## RECORDED DATA
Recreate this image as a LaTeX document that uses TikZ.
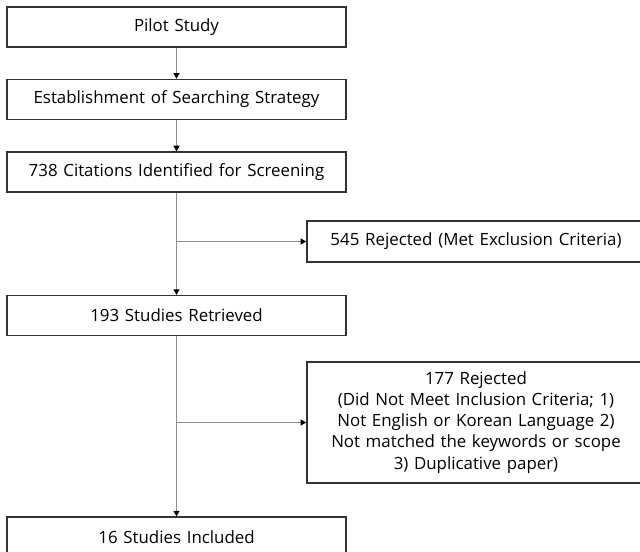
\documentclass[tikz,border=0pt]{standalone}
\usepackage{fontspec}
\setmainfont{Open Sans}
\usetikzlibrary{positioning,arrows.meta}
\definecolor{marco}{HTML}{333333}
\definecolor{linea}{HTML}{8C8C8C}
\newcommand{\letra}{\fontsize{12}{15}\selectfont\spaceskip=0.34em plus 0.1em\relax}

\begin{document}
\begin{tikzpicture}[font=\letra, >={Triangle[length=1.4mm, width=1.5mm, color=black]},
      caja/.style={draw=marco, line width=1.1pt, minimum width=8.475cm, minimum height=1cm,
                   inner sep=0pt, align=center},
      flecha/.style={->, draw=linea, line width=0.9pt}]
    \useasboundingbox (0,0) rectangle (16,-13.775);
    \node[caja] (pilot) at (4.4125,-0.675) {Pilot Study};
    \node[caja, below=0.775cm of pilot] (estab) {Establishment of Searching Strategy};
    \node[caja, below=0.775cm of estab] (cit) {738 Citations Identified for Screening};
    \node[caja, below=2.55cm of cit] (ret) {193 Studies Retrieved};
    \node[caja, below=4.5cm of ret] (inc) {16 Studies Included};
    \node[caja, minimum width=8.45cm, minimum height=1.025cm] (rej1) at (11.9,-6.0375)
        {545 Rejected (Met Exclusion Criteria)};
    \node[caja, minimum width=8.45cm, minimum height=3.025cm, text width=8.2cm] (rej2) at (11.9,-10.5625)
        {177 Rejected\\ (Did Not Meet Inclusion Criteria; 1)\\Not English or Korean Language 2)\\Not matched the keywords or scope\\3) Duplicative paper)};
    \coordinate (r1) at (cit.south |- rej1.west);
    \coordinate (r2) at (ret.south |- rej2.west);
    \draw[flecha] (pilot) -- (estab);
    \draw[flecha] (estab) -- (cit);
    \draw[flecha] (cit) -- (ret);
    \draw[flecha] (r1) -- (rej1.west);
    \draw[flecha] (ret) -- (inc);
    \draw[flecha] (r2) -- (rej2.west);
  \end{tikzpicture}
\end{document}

## WORK TO BE COMPLETED
Write out the whole listing exactly, and drop the pictures.

## RESULT OF THE EXERCISE
Recreate this image as a LaTeX document that uses TikZ.
\documentclass[tikz,border=0pt]{standalone}
\usepackage{fontspec}
\setmainfont{Open Sans}
\usetikzlibrary{positioning,arrows.meta}
\definecolor{marco}{HTML}{333333}
\definecolor{linea}{HTML}{8C8C8C}
\newcommand{\letra}{\fontsize{12}{15}\selectfont\spaceskip=0.34em plus 0.1em\relax}

\begin{document}
\begin{tikzpicture}[font=\letra, >={Triangle[length=1.4mm, width=1.5mm, color=black]},
      caja/.style={draw=marco, line width=1.1pt, minimum width=8.475cm, minimum height=1cm,
                   inner sep=0pt, align=center},
      flecha/.style={->, draw=linea, line width=0.9pt}]
    \useasboundingbox (0,0) rectangle (16,-13.775);
    \node[caja] (pilot) at (4.4125,-0.675) {Pilot Study};
    \node[caja, below=0.775cm of pilot] (estab) {Establishment of Searching Strategy};
    \node[caja, below=0.775cm of estab] (cit) {738 Citations Identified for Screening};
    \node[caja, below=2.55cm of cit] (ret) {193 Studies Retrieved};
    \node[caja, below=4.5cm of ret] (inc) {16 Studies Included};
    \node[caja, minimum width=8.45cm, minimum height=1.025cm] (rej1) at (11.9,-6.0375)
        {545 Rejected (Met Exclusion Criteria)};
    \node[caja, minimum width=8.45cm, minimum height=3.025cm, text width=8.2cm] (rej2) at (11.9,-10.5625)
        {177 Rejected\\ (Did Not Meet Inclusion Criteria; 1)\\Not English or Korean Language 2)\\Not matched the keywords or scope\\3) Duplicative paper)};
    \coordinate (r1) at (cit.south |- rej1.west);
    \coordinate (r2) at (ret.south |- rej2.west);
    \draw[flecha] (pilot) -- (estab);
    \draw[flecha] (estab) -- (cit);
    \draw[flecha] (cit) -- (ret);
    \draw[flecha] (r1) -- (rej1.west);
    \draw[flecha] (ret) -- (inc);
    \draw[flecha] (r2) -- (rej2.west);
  \end{tikzpicture}
\end{document}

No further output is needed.